GIVEN TASK:
For the copy, please give all of the data again exactly and leave the pictures out.

---*---

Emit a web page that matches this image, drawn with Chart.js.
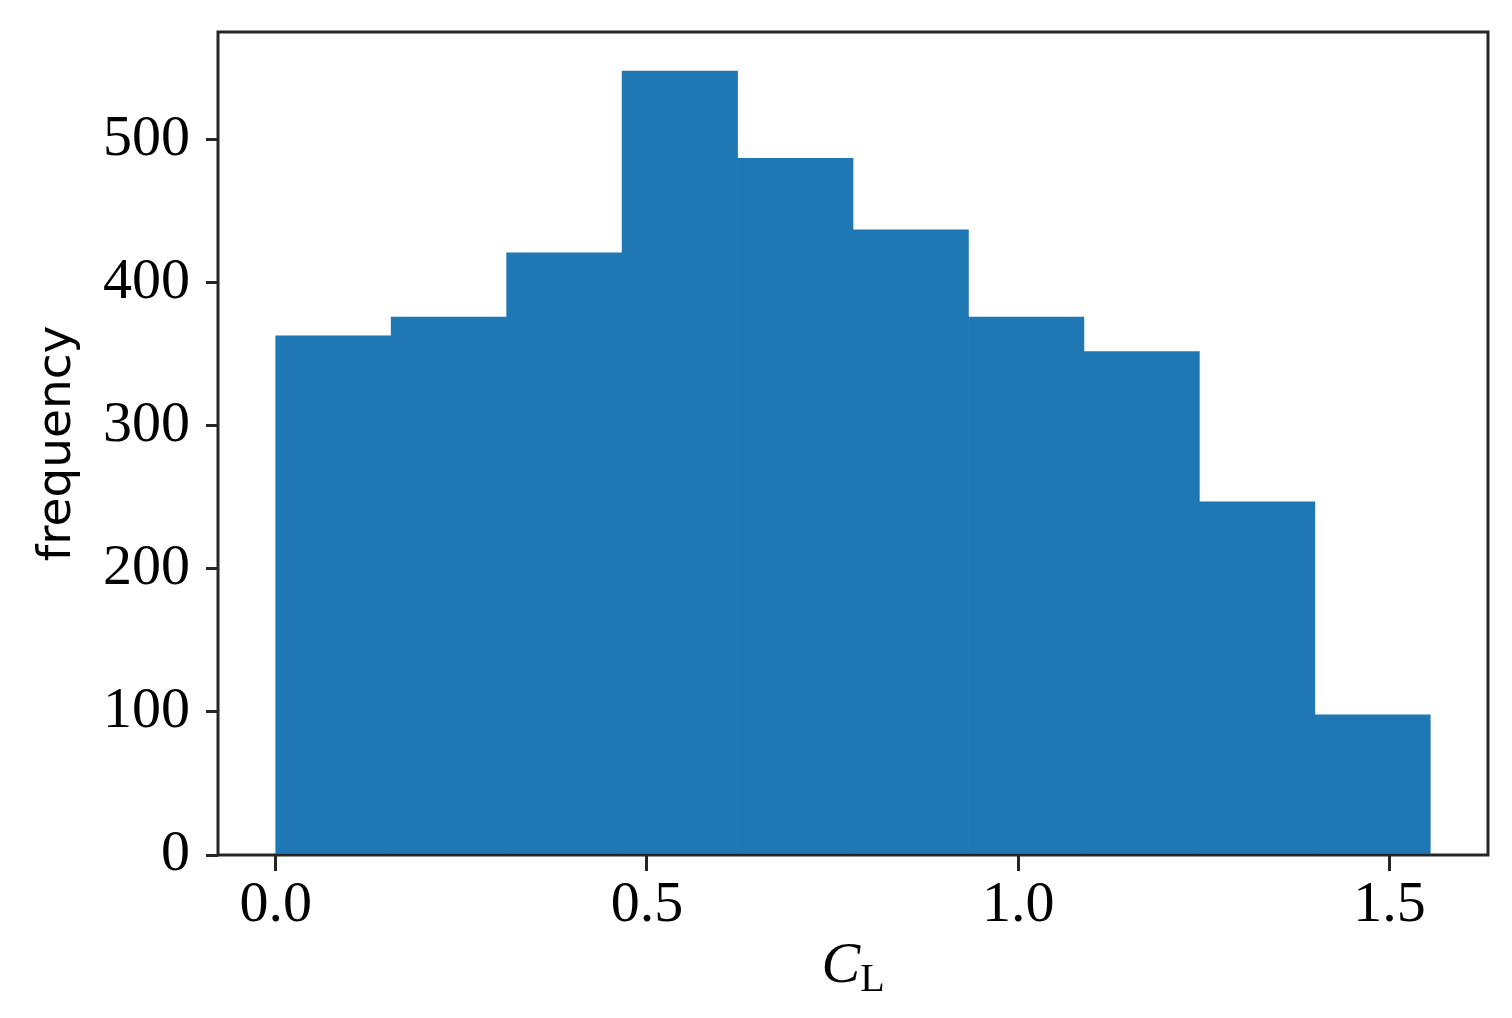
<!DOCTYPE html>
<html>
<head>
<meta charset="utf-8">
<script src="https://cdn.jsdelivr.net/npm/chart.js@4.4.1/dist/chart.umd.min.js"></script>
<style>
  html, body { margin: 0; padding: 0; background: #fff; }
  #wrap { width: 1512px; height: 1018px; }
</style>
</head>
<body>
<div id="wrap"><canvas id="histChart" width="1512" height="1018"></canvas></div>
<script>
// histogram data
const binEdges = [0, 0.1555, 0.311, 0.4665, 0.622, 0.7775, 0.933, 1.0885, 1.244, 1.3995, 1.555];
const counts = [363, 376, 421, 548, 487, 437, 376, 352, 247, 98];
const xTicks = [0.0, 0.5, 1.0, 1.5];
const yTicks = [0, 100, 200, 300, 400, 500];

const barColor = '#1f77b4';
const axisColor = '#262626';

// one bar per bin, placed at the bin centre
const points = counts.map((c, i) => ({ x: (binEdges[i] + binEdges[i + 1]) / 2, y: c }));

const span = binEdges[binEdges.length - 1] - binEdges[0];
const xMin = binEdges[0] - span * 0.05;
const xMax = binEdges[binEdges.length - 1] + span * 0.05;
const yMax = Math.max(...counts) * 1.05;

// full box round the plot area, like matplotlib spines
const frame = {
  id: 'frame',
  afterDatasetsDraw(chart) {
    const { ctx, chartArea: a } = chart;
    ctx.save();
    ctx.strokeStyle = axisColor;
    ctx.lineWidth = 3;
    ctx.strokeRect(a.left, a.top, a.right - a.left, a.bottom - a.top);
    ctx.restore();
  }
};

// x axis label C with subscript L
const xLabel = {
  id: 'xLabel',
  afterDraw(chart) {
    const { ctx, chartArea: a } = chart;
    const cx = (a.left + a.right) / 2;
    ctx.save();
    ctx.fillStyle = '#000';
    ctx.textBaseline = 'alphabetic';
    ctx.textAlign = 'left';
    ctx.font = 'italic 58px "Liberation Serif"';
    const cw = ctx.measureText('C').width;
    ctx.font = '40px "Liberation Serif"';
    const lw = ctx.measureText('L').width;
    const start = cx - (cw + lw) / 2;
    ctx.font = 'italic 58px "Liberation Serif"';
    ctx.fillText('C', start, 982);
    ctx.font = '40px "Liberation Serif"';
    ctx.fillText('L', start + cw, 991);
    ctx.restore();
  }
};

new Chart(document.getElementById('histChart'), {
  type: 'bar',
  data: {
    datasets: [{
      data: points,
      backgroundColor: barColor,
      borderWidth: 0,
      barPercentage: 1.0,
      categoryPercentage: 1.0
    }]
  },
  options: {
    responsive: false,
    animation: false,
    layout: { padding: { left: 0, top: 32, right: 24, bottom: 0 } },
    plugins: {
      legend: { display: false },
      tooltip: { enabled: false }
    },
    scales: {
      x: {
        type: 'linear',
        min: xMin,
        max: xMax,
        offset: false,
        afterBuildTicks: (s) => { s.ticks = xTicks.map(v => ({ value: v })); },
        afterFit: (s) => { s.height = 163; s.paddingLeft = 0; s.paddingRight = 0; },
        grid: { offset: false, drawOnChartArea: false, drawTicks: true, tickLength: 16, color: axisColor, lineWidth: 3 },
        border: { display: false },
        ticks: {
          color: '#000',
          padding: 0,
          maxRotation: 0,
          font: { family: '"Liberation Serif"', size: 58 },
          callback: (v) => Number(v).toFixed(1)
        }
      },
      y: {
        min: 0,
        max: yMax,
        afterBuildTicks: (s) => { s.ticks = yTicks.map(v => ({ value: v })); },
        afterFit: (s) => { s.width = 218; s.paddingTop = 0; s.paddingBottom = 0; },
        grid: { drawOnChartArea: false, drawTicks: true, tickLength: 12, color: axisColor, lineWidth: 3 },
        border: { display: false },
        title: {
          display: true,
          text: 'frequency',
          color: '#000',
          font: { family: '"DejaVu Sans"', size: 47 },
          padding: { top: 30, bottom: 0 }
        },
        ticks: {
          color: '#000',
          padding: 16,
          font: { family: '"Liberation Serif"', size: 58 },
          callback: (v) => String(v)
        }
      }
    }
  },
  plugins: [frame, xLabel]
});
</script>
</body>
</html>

---*---

TASK RESPONSE:
Emit a web page that matches this image, drawn with Chart.js.
<!DOCTYPE html>
<html>
<head>
<meta charset="utf-8">
<script src="https://cdn.jsdelivr.net/npm/chart.js@4.4.1/dist/chart.umd.min.js"></script>
<style>
  html, body { margin: 0; padding: 0; background: #fff; }
  #wrap { width: 1512px; height: 1018px; }
</style>
</head>
<body>
<div id="wrap"><canvas id="histChart" width="1512" height="1018"></canvas></div>
<script>
// histogram data
const binEdges = [0, 0.1555, 0.311, 0.4665, 0.622, 0.7775, 0.933, 1.0885, 1.244, 1.3995, 1.555];
const counts = [363, 376, 421, 548, 487, 437, 376, 352, 247, 98];
const xTicks = [0.0, 0.5, 1.0, 1.5];
const yTicks = [0, 100, 200, 300, 400, 500];

const barColor = '#1f77b4';
const axisColor = '#262626';

// one bar per bin, placed at the bin centre
const points = counts.map((c, i) => ({ x: (binEdges[i] + binEdges[i + 1]) / 2, y: c }));

const span = binEdges[binEdges.length - 1] - binEdges[0];
const xMin = binEdges[0] - span * 0.05;
const xMax = binEdges[binEdges.length - 1] + span * 0.05;
const yMax = Math.max(...counts) * 1.05;

// full box round the plot area, like matplotlib spines
const frame = {
  id: 'frame',
  afterDatasetsDraw(chart) {
    const { ctx, chartArea: a } = chart;
    ctx.save();
    ctx.strokeStyle = axisColor;
    ctx.lineWidth = 3;
    ctx.strokeRect(a.left, a.top, a.right - a.left, a.bottom - a.top);
    ctx.restore();
  }
};

// x axis label C with subscript L
const xLabel = {
  id: 'xLabel',
  afterDraw(chart) {
    const { ctx, chartArea: a } = chart;
    const cx = (a.left + a.right) / 2;
    ctx.save();
    ctx.fillStyle = '#000';
    ctx.textBaseline = 'alphabetic';
    ctx.textAlign = 'left';
    ctx.font = 'italic 58px "Liberation Serif"';
    const cw = ctx.measureText('C').width;
    ctx.font = '40px "Liberation Serif"';
    const lw = ctx.measureText('L').width;
    const start = cx - (cw + lw) / 2;
    ctx.font = 'italic 58px "Liberation Serif"';
    ctx.fillText('C', start, 982);
    ctx.font = '40px "Liberation Serif"';
    ctx.fillText('L', start + cw, 991);
    ctx.restore();
  }
};

new Chart(document.getElementById('histChart'), {
  type: 'bar',
  data: {
    datasets: [{
      data: points,
      backgroundColor: barColor,
      borderWidth: 0,
      barPercentage: 1.0,
      categoryPercentage: 1.0
    }]
  },
  options: {
    responsive: false,
    animation: false,
    layout: { padding: { left: 0, top: 32, right: 24, bottom: 0 } },
    plugins: {
      legend: { display: false },
      tooltip: { enabled: false }
    },
    scales: {
      x: {
        type: 'linear',
        min: xMin,
        max: xMax,
        offset: false,
        afterBuildTicks: (s) => { s.ticks = xTicks.map(v => ({ value: v })); },
        afterFit: (s) => { s.height = 163; s.paddingLeft = 0; s.paddingRight = 0; },
        grid: { offset: false, drawOnChartArea: false, drawTicks: true, tickLength: 16, color: axisColor, lineWidth: 3 },
        border: { display: false },
        ticks: {
          color: '#000',
          padding: 0,
          maxRotation: 0,
          font: { family: '"Liberation Serif"', size: 58 },
          callback: (v) => Number(v).toFixed(1)
        }
      },
      y: {
        min: 0,
        max: yMax,
        afterBuildTicks: (s) => { s.ticks = yTicks.map(v => ({ value: v })); },
        afterFit: (s) => { s.width = 218; s.paddingTop = 0; s.paddingBottom = 0; },
        grid: { drawOnChartArea: false, drawTicks: true, tickLength: 12, color: axisColor, lineWidth: 3 },
        border: { display: false },
        title: {
          display: true,
          text: 'frequency',
          color: '#000',
          font: { family: '"DejaVu Sans"', size: 47 },
          padding: { top: 30, bottom: 0 }
        },
        ticks: {
          color: '#000',
          padding: 16,
          font: { family: '"Liberation Serif"', size: 58 },
          callback: (v) => String(v)
        }
      }
    }
  },
  plugins: [frame, xLabel]
});
</script>
</body>
</html>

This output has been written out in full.